Report: Depression under federalization

Wednesday, 12 November 2008 00:00 By Junhan B. Todeno - Variety News Staff

UNDER a federalized immigration system, the CNMI economy will lose approximately 44 percent of its real gross domestic product, 60 percent of its jobs, and 45 percent of its real personal income by 2015, according to a report commissioned by the governor.

“Unequivocally, this is a depression of great magnitude. It is equivalent to turning back the clock for the CNMI economy to 1985,” stated the report which was funded by a grant from the Office of Insular Affairs of the U.S. Department of the Interior.

Malcolm D. McPhee & Associates and Dick Conway, an economic development and research services based in Sequin, Washington, submitted the report on Oct. 31 to Gov. Benigno R. Fitial and to U.S. Interior Secretary Dirk Kempthorne.

Fitial has sued the federal government to prevent the implementation of the federalization law in June 2009.

Garment factories

According to the report, the demise of the local garment industry, which cannot compete with China’s cheap labor, resulted in the lost of more than 11,000 jobs in the CNMI.

In 2007, total employment fell by 35.6 percent drop from 2004.

In a short span of three years, the CNMI lost one-third of its economy, one that took more than 20 years to build, the report said.

Federalization, the report added, will compound the CNMI’s economic woes.

“The immigration measure could prove troublesome for the visitor industry, now the CNMI’s only driving force is the economy, because about 70 percent of its workers are non-U.S. citizens,” the report added.

“The outlook for the CNMI economy is bleak.”

According to the report, the last garment factory is expected to close in 2009, and the visitor industry, after one or two good years, will have to grapple with a declining workforce as foreign workers are forced to leave the islands under the federalization law.

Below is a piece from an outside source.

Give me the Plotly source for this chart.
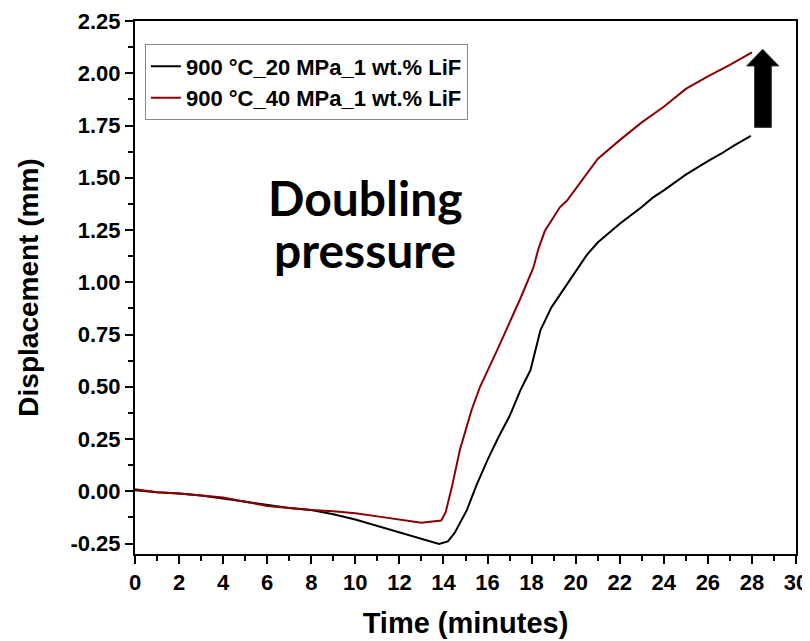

“Even if local residents are willing to take the low wage jobs in hotels, restaurants, and retail stores — an assumption with little basis in past experience — the visitor industry will face a labor shortage,” the report said.

Recommendation

The report recommends the repeal of the federal statutes extending the U.S. minimum wage and immigration laws to the CNMI.

The CNMI, it added, should also seek federal assistance to small investors, and consider amending its Covenant with the U.S.

The CNMI, the report said, needs a law that recognizes the realities of its current economic situation and provides the necessary tools for recovery.

Future scenarios

The report said under the best of circumstances, business revenue and employment in the visitor industry will likely decline by 20 percent between 2010 and 2015.

Short of spending tens of millions of dollars to shore up education, healthcare, and other government functions, there is little that can be done to improve the local economy, the report stated.

Federalization, it added, will drive up production cost and cap the supply of labor in the CNMI economy — this will preclude any meaningful economic development in the future.

In contrast, the report stated, the return of reasonable local control over immigration and the minimum wage will allow the visitor industry to expand, making up for some of the jobs lost during the downturn of the apparel industry.

Labor mobility is just as essential to economic development and growth as is the mobility of capital, goods and services, and technology, the report stated.

“It might be said that the quicker way to ruin a small isolated island economy and prevent any real chance of recovery is to cut off its supply of labor,” the report added.